Are You a Responsible Listener?

The most powerful communication tool at your disposal is not speaking but listening. You’ll communicate well when you listen well.

The reverse plays out often, and most of us have experienced it. You meet someone at a conference. As you are reading the person’s name badge, you engage him in friendly conversation: “Hello, Fred what do you do?”  Five minutes later Fred has not stopped for a breath! You are wondering how you can escape without being rude.

This person has demonstrated no interest in you at all. You feel trapped and develop a desperate need to leave him to get out of the conversation. If he had engaged with you in return – showing interest through dialogue instead of monologue – you would have a different opinion of him entirely.  In fact, if he had built rapport with you, then you would probably still be engaged in an interesting discussion.

Responsible Listening

A key to effective communication is listening to the other person. Of course, if you want to listen to the other person, you have to give them opportunity to speak. This why our module on Communicating for Impact recommends the following:

Speak in short segments; it allows you to come up for air and provides space for the other person to say something and;

Ask questions of the other person.

When you have a message to convey, effective listening communicates the value of what you have to say; in other words, through listening you are able to have answer the other person’s primary question: “What’s in this message for me?” (WITM-FM).

WITM-FM may seem selfish, but it’s not.

 

It is simply recognizing the fact that when you are conversation, the other person’s inner antenna is always filtering messages based on the benefit of the message in some way.
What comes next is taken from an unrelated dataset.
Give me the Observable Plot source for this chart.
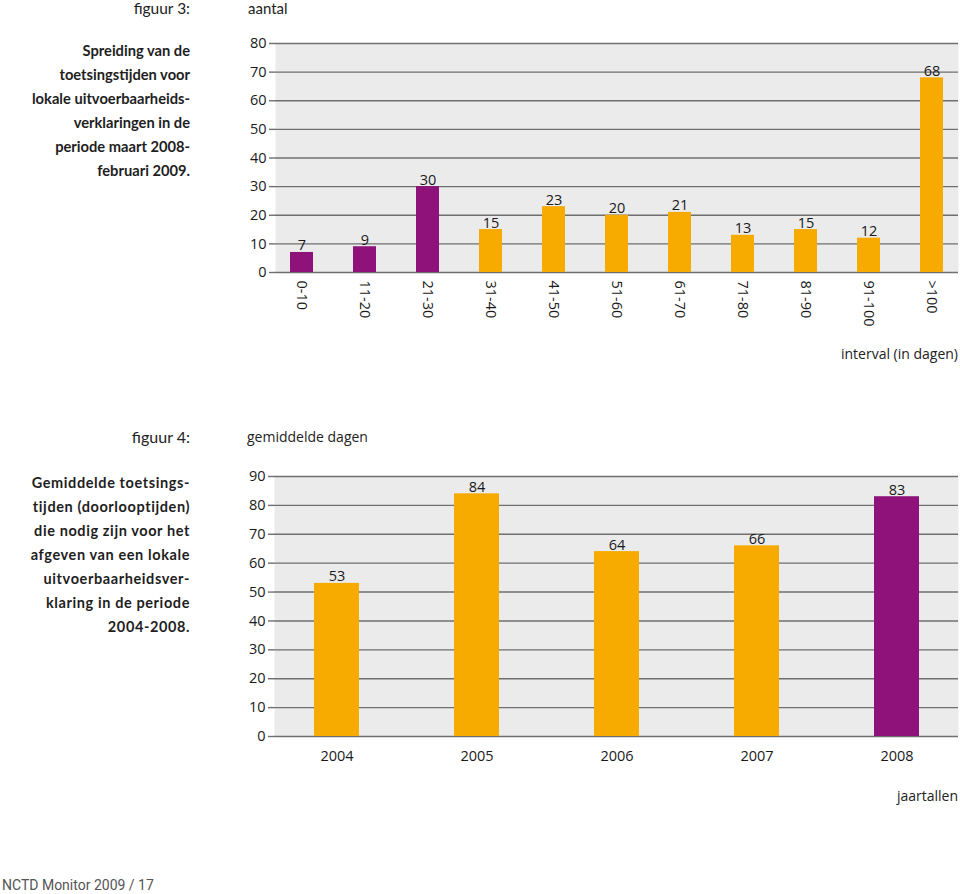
<!DOCTYPE html>
<html>
<head>
<meta charset="utf-8">
<script src="https://cdn.jsdelivr.net/npm/d3@7"></script>
<script src="https://cdn.jsdelivr.net/npm/@observablehq/plot@0.6"></script>
<style>
  html, body { margin: 0; padding: 0; background: #fff; }
  #page { position: relative; width: 960px; height: 894px; font-family: "Open Sans", sans-serif; color: #222; overflow: hidden; }
  .abs { position: absolute; white-space: nowrap; }
  .lbl { font-size: 14px; line-height: 16px; color: #222; }
  .fig { font-family: Lato, sans-serif; font-size: 16px; line-height: 16px; color: #222; }
  .desc { font-family: Lato, sans-serif; font-weight: bold; font-size: 14.7px; line-height: 24px; text-align: right; color: #1e1e1e; }
  .plot { position: absolute; left: 0; }
</style>
</head>
<body>
<div id="page">
  <div id="fig3" class="plot" style="top:0px;"></div>
  <div id="fig4" class="plot" style="top:420px;"></div>

  <div class="abs fig" style="right:770px; top:1px; line-height:14px; font-size:15.5px;">figuur 3:</div>
  <div class="abs" style="left:248px; top:0px; font-family:Lato, sans-serif; font-size:15px; line-height:17px; color:#222;">aantal</div>
  <div class="abs desc" style="right:770px; top:38px;">Spreiding van de<br>toetsingstijden voor<br>lokale uitvoerbaarheids-<br>verklaringen in de<br>periode maart 2008-<br>februari 2009.</div>
  <div class="abs lbl" style="right:2px; top:346px;">interval (in dagen)</div>

  <div class="abs fig" style="right:770px; top:429px;">figuur 4:</div>
  <div class="abs lbl" style="left:247px; top:429px;">gemiddelde dagen</div>
  <div class="abs desc" style="right:770px; top:471px; letter-spacing:0.6px; font-size:14.5px;">Gemiddelde toetsings-<br>tijden (doorlooptijden)<br>die nodig zijn voor het<br>afgeven van een lokale<br>uitvoerbaarheidsver-<br>klaring in de periode<br>2004-2008.</div>
  <div class="abs lbl" style="right:2px; top:788px;">jaartallen</div>

  <div class="abs" style="left:2px; top:876px; font-family:Roboto, sans-serif; font-size:14px; line-height:18px; color:#555;">NCTD Monitor 2009 / 17</div>
</div>
<script>
// ---- figuur 3 data ----
const intervals = ["0-10", "11-20", "21-30", "31-40", "41-50", "51-60", "61-70", "71-80", "81-90", "91-100", ">100"];
const counts = [7, 9, 30, 15, 23, 20, 21, 13, 15, 12, 68];
const intervalGroup = ["t/m 30", "t/m 30", "t/m 30", "> 30", "> 30", "> 30", "> 30", "> 30", "> 30", "> 30", "> 30"];
const yTicks3 = [0, 10, 20, 30, 40, 50, 60, 70, 80];

// ---- figuur 4 data ----
const years = ["2004", "2005", "2006", "2007", "2008"];
const avgDays = [53, 84, 64, 66, 83];
const yearGroup = ["eerder", "eerder", "eerder", "eerder", "2008"];
const yTicks4 = [0, 10, 20, 30, 40, 50, 60, 70, 80, 90];

const PURPLE = "#8e1279";
const ORANGE = "#f7aa00";
const GRID = "#6f6f6f";
const PANEL = "#ebebeb";

const data3 = intervals.map((k, i) => ({interval: k, count: counts[i], group: intervalGroup[i]}));
const data4 = years.map((k, i) => ({year: k, days: avgDays[i], group: yearGroup[i]}));

const baseStyle = {fontFamily: "'Open Sans', sans-serif", fontSize: "14px", color: "#1a1a1a", background: "transparent", overflow: "visible"};

const fig3 = Plot.plot({
  width: 960,
  height: 370,
  marginLeft: 275,
  marginRight: 2,
  marginTop: 43,
  marginBottom: 98,
  style: baseStyle,
  x: {domain: intervals, paddingInner: 0.64, paddingOuter: 0.156, label: null},
  y: {domain: [0, 80], label: null},
  color: {domain: ["t/m 30", "> 30"], range: [PURPLE, ORANGE]},
  marks: [
    Plot.frame({fill: PANEL, stroke: null}),
    Plot.gridY(yTicks3, {stroke: GRID, strokeOpacity: 1, strokeWidth: 1.4}),
    Plot.barY(data3, {x: "interval", y: "count", fill: "group"}),
    Plot.text(data3, {x: "interval", y: "count", text: d => String(d.count), lineAnchor: "bottom", dy: -2, fontSize: 14.5, fill: "#1a1a1a"}),
    Plot.axisY(yTicks3, {tickSize: 6, tickPadding: 3, stroke: GRID, strokeWidth: 1.4, fontSize: 14.5, label: null}),
    Plot.axisX({tickSize: 0, tickPadding: 8, tickRotate: 90, fontSize: 14.5, label: null})
  ]
});
document.getElementById("fig3").appendChild(fig3);

const fig4 = Plot.plot({
  width: 960,
  height: 400,
  marginLeft: 274,
  marginRight: 2,
  marginTop: 56,
  marginBottom: 84,
  style: baseStyle,
  x: {domain: years, paddingInner: 0.68, paddingOuter: 0.272, label: null},
  y: {domain: [0, 90], label: null},
  color: {domain: ["eerder", "2008"], range: [ORANGE, PURPLE]},
  marks: [
    Plot.frame({fill: PANEL, stroke: null}),
    Plot.gridY(yTicks4, {stroke: GRID, strokeOpacity: 1, strokeWidth: 1.4}),
    Plot.barY(data4, {x: "year", y: "days", fill: "group"}),
    Plot.text(data4, {x: "year", y: "days", text: d => String(d.days), lineAnchor: "bottom", dy: -2, fontSize: 14.5, fill: "#1a1a1a"}),
    Plot.axisY(yTicks4, {tickSize: 6, tickPadding: 3, stroke: GRID, strokeWidth: 1.4, fontSize: 14.5, label: null}),
    Plot.axisX({tickSize: 0, tickPadding: 14, fontSize: 14.5, label: null})
  ]
});
document.getElementById("fig4").appendChild(fig4);
</script>
</body>
</html>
You must communicate with the other’s benefit in mind if you want your message to have effect. If your message has no perceived value for the other person, the person may be polite – especially if you’re the boss – but the conversation is soon forgotten.

Your primary goal as a Christ-centered leader is to enable others to achieve their full potential. Making sure they have the information they need is central to that goal. When you give the other person the opportunity to speak and ask them about their needs, you capture their interest and answer their questions.
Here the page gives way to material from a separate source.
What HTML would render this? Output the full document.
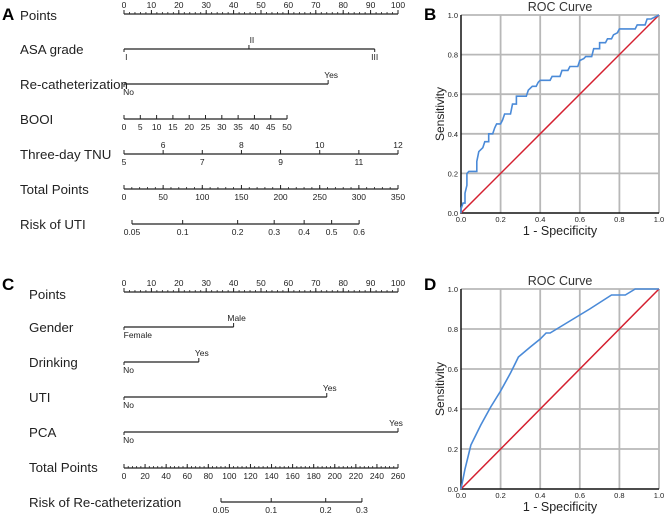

What is “Responsible Listening?”  Often communication is complex and difficult. Many barriers can cause communication between two people to fail.  When you listen responsibly, you commit yourself to hearing what the other is saying.

Building Rapport – Listening Completes the Feedback Loop

Listening enables you to establish rapport with the person with whom you seek to communicate. It proves to the person that you care.  In so doing, you demonstrate that the other person is important. People appreciate and respond to a good listener. Being listened to and being loved are so close that most people can’t tell the difference.
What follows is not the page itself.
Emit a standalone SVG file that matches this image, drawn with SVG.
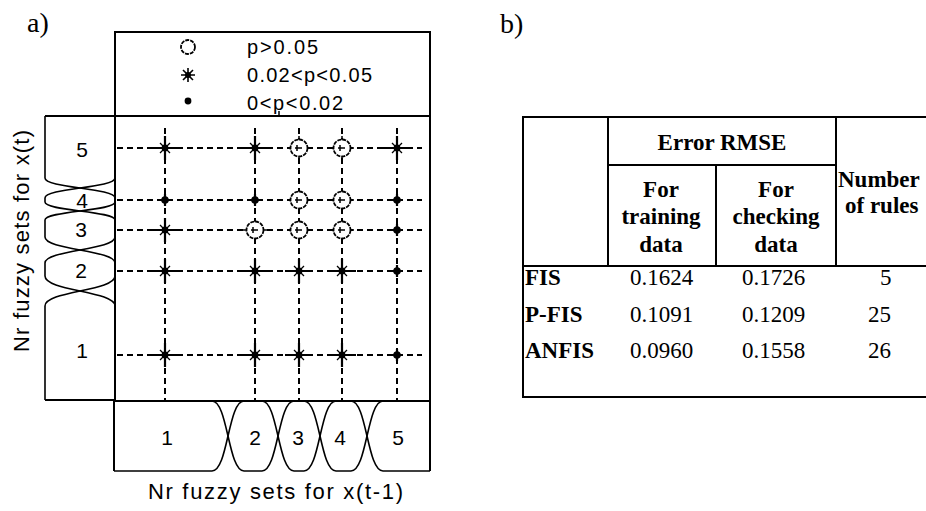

When a level of rapport is achieved through responsible listening, communication becomes enjoyable. Communication will move from monologue to dialogue into energized conversation. Information will be voluntarily shared and comments will be shaped and purposed to meet each other’s needs; hat is, to understand and answer each other’s WITM-FM question. Remember that you both have the WITM-FM question: You invest your time in the conversation because you desire some beneficial outcome. The other person does the same because they anticipate some kind of benefit, even if it’s simply being able to follow instructions sufficiently well to do a good a job.

How do you show someone that you are listening?

First, provide the other in the conversation with evidence that you have understood what they have said. This means that you need to reflect what they have said by restating it for clarification or asking questions that develop the theme and extend the information being shared with you.

Second, you adapt what you say so that your message is applied to meet the other’s needs – i.e. answer their WITM-FM question. In a team situation, make sure that the information you provide is clearly explained so that the team understands what actions are required to be successful.

Reflection

On one occasion when I was teaching Communicating for Impact in Europe, a leader in the group was a newlywed. It seems that his new wife was always saying, “You don’t listen to me.” After sitting through the first day’s session, he immediately applied the listening and feedback skills when he phoned his wife that night. He was able to practice the skills there and then. In the next day’s session, he reported that his wife had said, “What is it that you’re doing in that seminar? You seem to be listening to me like you’ve never done before.” He was using these listening skills.

Take a moment to think through the people with whom you communicate regularly. Are you a good listener?

Give responsible listening a try and see what happens. In your next conversation, practice this feedback loop.

Ask questions

Clarify what you understood

Adapt what you say to meet their need related to the conversation.